Short task –
All of the lines below are to be transcribed faithfully, with pictures excluded from the copy.

Source material –
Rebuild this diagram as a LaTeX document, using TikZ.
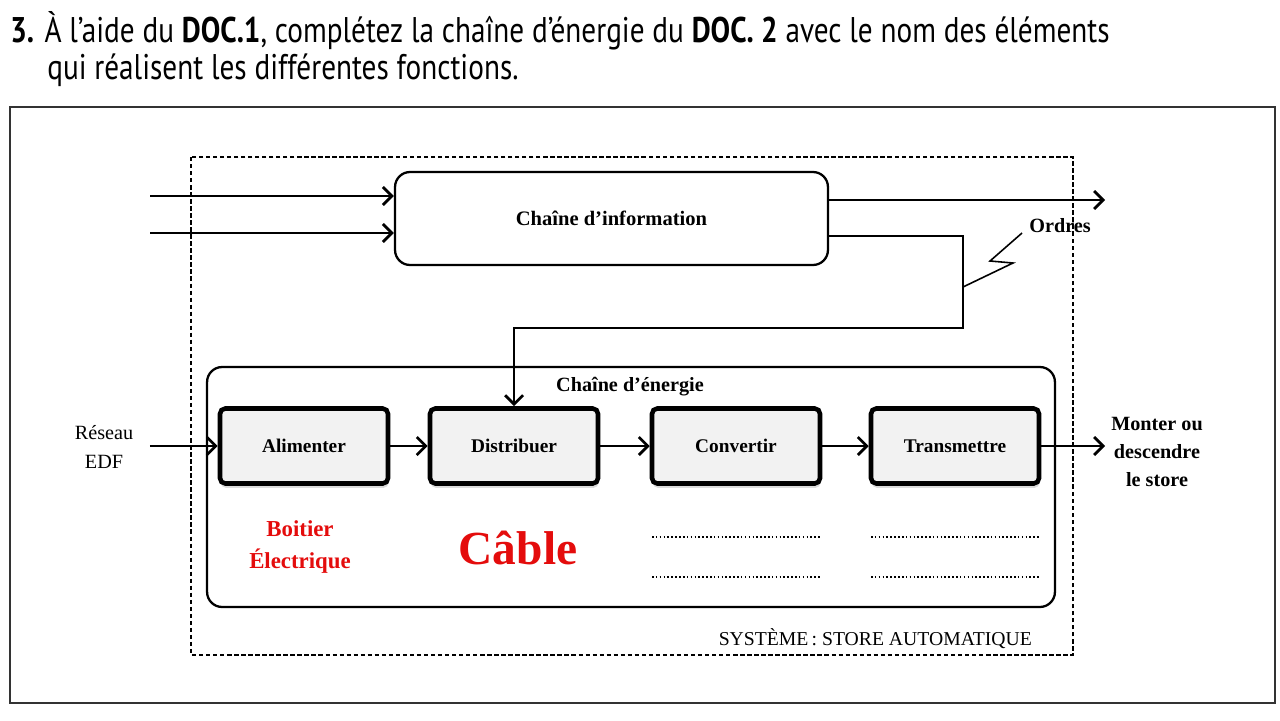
\documentclass[tikz,border=0pt]{standalone}
\usepackage{fontspec}
\usepackage{tikz}
\setmainfont{Liberation Serif}
\newfontfamily\titlefont[FakeStretch=0.82]{PT Sans}
\usetikzlibrary{positioning, calc, arrows.meta, shadows}
\definecolor{rouge}{RGB}{228,12,12}

\tikzset{
    fleche/.style={line width=1.3pt, -{Straight Barb[length=1.8mm, width=3.6mm, line width=1.6pt]}},
    bloc/.style={draw, line width=2.6pt, rounded corners=3pt, fill=gray!10,
        minimum width=3.36cm, minimum height=1.5cm, font=\fontsize{11}{13}\selectfont\bfseries,
        drop shadow={shadow xshift=0.4pt, shadow yshift=-2.5pt, fill=gray!35, opacity=0.8}},
    pointilles/.style={line width=0.9pt, dash pattern=on 0.9pt off 1.3pt},
}

\begin{document}
\begin{tikzpicture}[x=0.02cm, y=-0.02cm, >=stealth]
    \useasboundingbox (0,0) rectangle (1280,720);

    % Consigne
    \node[anchor=base west, inner sep=0, font=\titlefont\fontsize{20.3}{24}\selectfont] (titre) at (10,42)
        {\textbf{3.} À l’aide du \textbf{DOC.1}, complétez la chaîne d’énergie du \textbf{DOC. 2} avec le nom des éléments};
    \node[anchor=base west, inner sep=0, font=\titlefont\fontsize{20.3}{24}\selectfont] (titre2) at (47,79)
        {qui réalisent les différentes fonctions.};

    % Cadres
    \draw[line width=1pt, gray!40!black] (10,107) rectangle (1275,703);
    \draw[dash pattern=on 2.5pt off 1.5pt, line width=0.8pt] (191,157) rectangle (1073,655);

    % Chaine d'information
    \node[draw, line width=1.3pt, rounded corners=0.3cm, minimum width=8.66cm, minimum height=1.86cm,
        font=\fontsize{11.7}{13}\selectfont\bfseries] (info) at (611.5,218.5) {Chaîne d’information};
    \coordinate (in1) at (150,196);
    \coordinate (in2) at (150,233);
    \coordinate (out1) at (1105,200);
    \draw[fleche] (in1) -- (in1 -| info.west);
    \draw[fleche] (in2) -- (in2 -| info.west);
    \draw[fleche] (info.east |- out1) -- (out1);

    % Chaine d'energie
    \node[draw, line width=1.3pt, rounded corners=0.3cm, minimum width=16.96cm, minimum height=4.8cm] (energie) at (631,487) {};
    \node[font=\fontsize{11.5}{13}\selectfont\bfseries] (titreE) at (630,387) {Chaîne d’énergie};

    \node[bloc] (alim) at (304,446) {Alimenter};
    \node[bloc] (distr) at (514,446) {Distribuer};
    \node[bloc] (conv) at (736,446) {Convertir};
    \node[bloc] (trans) at (955,446) {Transmettre};

    \node[align=center, font=\fontsize{11.5}{16}\selectfont] (reseau) at (104,447) {Réseau\\EDF};
    \node[align=center, font=\fontsize{11.5}{16}\selectfont\bfseries] (store) at (1157,452) {Monter ou\\descendre\\le store};

    \draw[fleche] ([xshift=6pt]reseau.east |- alim.west) -- (alim.west);
    \draw[fleche] (alim) -- (distr);
    \draw[fleche] (distr) -- (conv);
    \draw[fleche] (conv) -- (trans);
    \draw[fleche] (trans.east) -- (trans.east -| store.west);

    % Ordres
    \coordinate (ord) at (963,236);
    \coordinate (zz) at (963,287);
    \draw[fleche, line width=1.1pt] (info.east |- ord) -| (963,328) -| (distr.north);
    \draw[line width=0.9pt] (zz) -- (1013,263) -- (990,261) -- (1022,233);
    \node[font=\fontsize{11.5}{13}\selectfont\bfseries] (ordres) at (1060,226) {Ordres};

    % Reponses
    \node[text=rouge, align=center, font=\fontsize{13}{18}\selectfont\bfseries] (rep1) at (300,547) {Boitier\\Électrique};
    \node[text=rouge, font=\fontsize{27}{30}\selectfont\bfseries] (rep2) at (518,548) {Câble};
    \foreach \xa/\xb in {652/820, 871/1040}{
        \draw[pointilles] (\xa,537) -- (\xb,537);
        \draw[pointilles] (\xa,577) -- (\xb,577);
    }

    \node[anchor=base east, font=\fontsize{11.2}{13}\selectfont] (systeme) at (1038,645) {SYSTÈME\,: STORE AUTOMATIQUE};
\end{tikzpicture}
\end{document}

Response for this exercise –
Rebuild this diagram as a LaTeX document, using TikZ.
\documentclass[tikz,border=0pt]{standalone}
\usepackage{fontspec}
\usepackage{tikz}
\setmainfont{Liberation Serif}
\newfontfamily\titlefont[FakeStretch=0.82]{PT Sans}
\usetikzlibrary{positioning, calc, arrows.meta, shadows}
\definecolor{rouge}{RGB}{228,12,12}

\tikzset{
    fleche/.style={line width=1.3pt, -{Straight Barb[length=1.8mm, width=3.6mm, line width=1.6pt]}},
    bloc/.style={draw, line width=2.6pt, rounded corners=3pt, fill=gray!10,
        minimum width=3.36cm, minimum height=1.5cm, font=\fontsize{11}{13}\selectfont\bfseries,
        drop shadow={shadow xshift=0.4pt, shadow yshift=-2.5pt, fill=gray!35, opacity=0.8}},
    pointilles/.style={line width=0.9pt, dash pattern=on 0.9pt off 1.3pt},
}

\begin{document}
\begin{tikzpicture}[x=0.02cm, y=-0.02cm, >=stealth]
    \useasboundingbox (0,0) rectangle (1280,720);

    % Consigne
    \node[anchor=base west, inner sep=0, font=\titlefont\fontsize{20.3}{24}\selectfont] (titre) at (10,42)
        {\textbf{3.} À l’aide du \textbf{DOC.1}, complétez la chaîne d’énergie du \textbf{DOC. 2} avec le nom des éléments};
    \node[anchor=base west, inner sep=0, font=\titlefont\fontsize{20.3}{24}\selectfont] (titre2) at (47,79)
        {qui réalisent les différentes fonctions.};

    % Cadres
    \draw[line width=1pt, gray!40!black] (10,107) rectangle (1275,703);
    \draw[dash pattern=on 2.5pt off 1.5pt, line width=0.8pt] (191,157) rectangle (1073,655);

    % Chaine d'information
    \node[draw, line width=1.3pt, rounded corners=0.3cm, minimum width=8.66cm, minimum height=1.86cm,
        font=\fontsize{11.7}{13}\selectfont\bfseries] (info) at (611.5,218.5) {Chaîne d’information};
    \coordinate (in1) at (150,196);
    \coordinate (in2) at (150,233);
    \coordinate (out1) at (1105,200);
    \draw[fleche] (in1) -- (in1 -| info.west);
    \draw[fleche] (in2) -- (in2 -| info.west);
    \draw[fleche] (info.east |- out1) -- (out1);

    % Chaine d'energie
    \node[draw, line width=1.3pt, rounded corners=0.3cm, minimum width=16.96cm, minimum height=4.8cm] (energie) at (631,487) {};
    \node[font=\fontsize{11.5}{13}\selectfont\bfseries] (titreE) at (630,387) {Chaîne d’énergie};

    \node[bloc] (alim) at (304,446) {Alimenter};
    \node[bloc] (distr) at (514,446) {Distribuer};
    \node[bloc] (conv) at (736,446) {Convertir};
    \node[bloc] (trans) at (955,446) {Transmettre};

    \node[align=center, font=\fontsize{11.5}{16}\selectfont] (reseau) at (104,447) {Réseau\\EDF};
    \node[align=center, font=\fontsize{11.5}{16}\selectfont\bfseries] (store) at (1157,452) {Monter ou\\descendre\\le store};

    \draw[fleche] ([xshift=6pt]reseau.east |- alim.west) -- (alim.west);
    \draw[fleche] (alim) -- (distr);
    \draw[fleche] (distr) -- (conv);
    \draw[fleche] (conv) -- (trans);
    \draw[fleche] (trans.east) -- (trans.east -| store.west);

    % Ordres
    \coordinate (ord) at (963,236);
    \coordinate (zz) at (963,287);
    \draw[fleche, line width=1.1pt] (info.east |- ord) -| (963,328) -| (distr.north);
    \draw[line width=0.9pt] (zz) -- (1013,263) -- (990,261) -- (1022,233);
    \node[font=\fontsize{11.5}{13}\selectfont\bfseries] (ordres) at (1060,226) {Ordres};

    % Reponses
    \node[text=rouge, align=center, font=\fontsize{13}{18}\selectfont\bfseries] (rep1) at (300,547) {Boitier\\Électrique};
    \node[text=rouge, font=\fontsize{27}{30}\selectfont\bfseries] (rep2) at (518,548) {Câble};
    \foreach \xa/\xb in {652/820, 871/1040}{
        \draw[pointilles] (\xa,537) -- (\xb,537);
        \draw[pointilles] (\xa,577) -- (\xb,577);
    }

    \node[anchor=base east, font=\fontsize{11.2}{13}\selectfont] (systeme) at (1038,645) {SYSTÈME\,: STORE AUTOMATIQUE};
\end{tikzpicture}
\end{document}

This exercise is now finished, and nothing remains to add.